Microsoft discovers that no one wants to watch Paint die

Net Results: Company underestimated depth of affection when announcing program’s end


In these breathtakingly innovative days when you can download an app and make decent drawings on your mobile phone or tablet (“decent” in my case meaning very small children will occasionally be impressed), few really appreciate the one-time marvel that was Microsoft’s Paint programme.

Introduced in 1985 with Windows 1.0 (the first and, it is generally agreed, crappiest version of Windows), Paint enabled PC users to draw – draw! – on their computers, which was darn exciting back in the day. Yes, those pictures had all the sophistication of a toddler playing on an Etch-A-Sketch. But they were pictures. On a computer.

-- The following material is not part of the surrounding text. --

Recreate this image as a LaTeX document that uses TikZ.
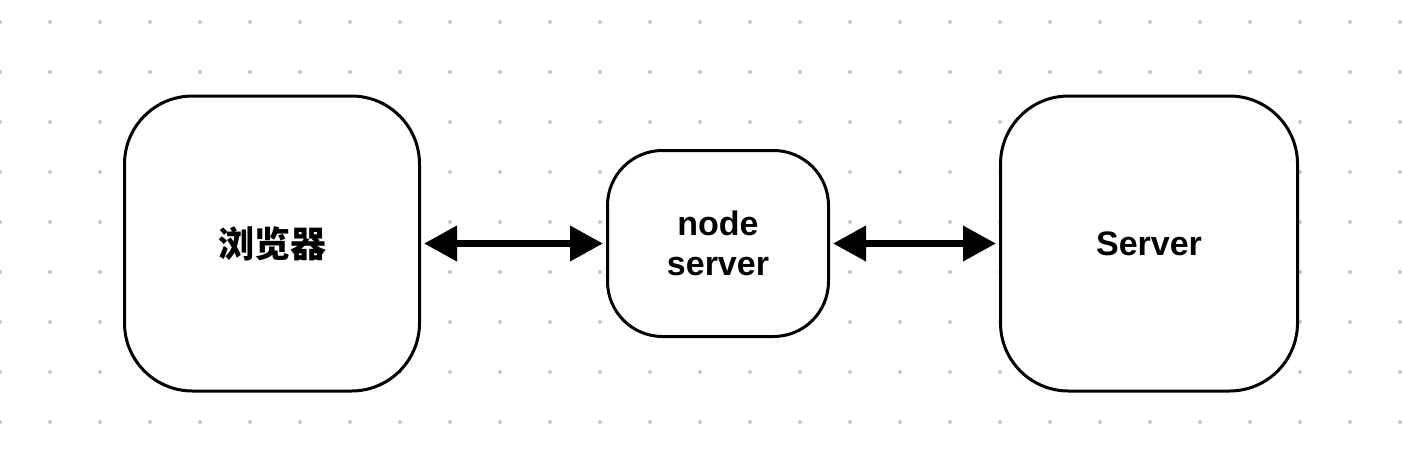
\documentclass[tikz,border=0pt]{standalone}
\usepackage{fontspec}
\setmainfont{Liberation Sans}
\newfontfamily\cjk{Noto Sans CJK SC}
\usetikzlibrary{arrows.meta}

\begin{document}
\begin{tikzpicture}
  [x=1pt,y=-1pt,
   every node/.style={draw,line width=3pt,fill=white,rounded corners=68pt,
     inner sep=0pt,align=center,font=\fontsize{34}{40}\selectfont\bfseries},
   link/.style={line width=7pt,{Triangle[length=33pt,width=34pt]}-{Triangle[length=33pt,width=34pt]},
     shorten <=3pt,shorten >=3pt}]
  \useasboundingbox (0,0) rectangle (1402,456);
  \fill[white] (0,0) rectangle (1402,456);
  % dotted background
  \foreach \x in {0,50,...,1400}
    \foreach \y in {22,72,...,422}
      \fill[black!22] (\x,\y) circle (2pt);

  \node[minimum width=295pt,minimum height=295pt] (browser) at (272,243.5) {\cjk\fontsize{36}{40}\selectfont\bfseries 浏览器};
  \node[minimum width=221pt,minimum height=186pt,rounded corners=55pt] (proxy) at (718,243.5) {node\\server};
  \node[minimum width=297pt,minimum height=295pt] (server) at (1149,243.5) {Server};

  \foreach \from/\to in {browser/proxy,proxy/server}
    \draw[link] (\from) -- (\to);
\end{tikzpicture}
\end{document}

Personally, I never did the hilariously weird and awkward Paint pictures thing more than a few times, as the ego-withering results were so appalling. But I still adored Paint. The little program, which has remained bundled with the Windows operating system ever since, was endlessly useful because it was also a gratifyingly easy-to-use photo editor.

In our brisk, modern era of handy photo editors everywhere, it’s easy to forget (or yes, be young enough not to remember) the agonising photo management misery of yore. Stuck between the painfully unintuitive editing software that came with one’s digital camera (before every mobile became a decent camera) and the intimidating and costly overindulgence of Photoshop, Paint was a godsend.

Avatar photo

You could trim pictures, perform basic image editing functions, and – so important for adding photos to those early-days websites and for creating your precisely sized avatar photo for discussion boards – resize it to a specific pixel measurement. I found it much easier to do this on Paint on a PC than on my Macs, even though Macs were far more graphics-oriented.

You could also add text, or layer on your own scribbles to an image. All in a pre-social media online world, when nobody had thought up easy meme generators for doing that stuff. Paint was just one of those indispensable tools that nobody really thought about. Until it was gone.

And that’s what happened – or rather, almost happened, or kind of happened: take your pick – this week with Paint. On Monday, Microsoft quietly indicated that, after 32 years, Paint was finally going to that great, encrusted paint tin in the sky.

Officially, Paint would be “deprecated”, the tech equivalent of being left to wither away and die. Microsoft explained that this meant from now on it was “not in active development and might be removed in future releases” of Windows.

Back to the Future

So what, big deal, you might reasonably think, especially as Paint is of the same vintage year as Live Aid, The Golden Girls, Back to The Future, Falco rapping Rock Me Amadeus and the signing of the Anglo-Irish Agreement. Plus, Microsoft offers a supercharged version of Paint called Paint 3-D, which – for those still enamoured of a 2-D world – incorporates many of the old garden variety Paint features.

Nonetheless, in a true back to the future moment, out from behind their keyboards came the most unlikely of protestors, the Paint enthusiasts. Who would have ever guessed that Paint, little lowly Paint, had aficionados who would be so vocal in their grief?

But there you go. With every passing hour on Monday, the lament swelled, and the public confessions began. For example, unlikely as it might seem, it turned out there were workplaces which hold a weekly Paint competition to draw a designated animal. (For what, though? An Etch-A-Sketch?).

The Guardian even asked readers to submit their own beloved Paint drawings. “Some contributions were deeply odd and must never be seen by human eyes,” the newspaper cautioned. Those that may be viewed are there in a gallery that includes one fellow’s self-portrait of himself as a cowboy marshal, on the moon, riding a dinosaur. Drawn at age 35.


Clearly, many people were not ready to let go. Within a day, Microsoft did the right thing and saved Paint’s technicolour life. Instead of the indignity of deprecation, it would now be resurrected as – but of course – an app.

“Today, we’ve seen an incredible outpouring of support and nostalgia around MS Paint,” acknowledged the company in a blog post. “If there’s anything we learned, it’s that after 32 years, MS Paint has a lot of fans. It’s been amazing to see so much love for our trusty old app.”

Anyone feeling the need to make a fast and ugly image will be able to download the app for free from the Windows Store and get right to work, bypassing the flashy glories of Paint 3D and the last three decades of tech progress.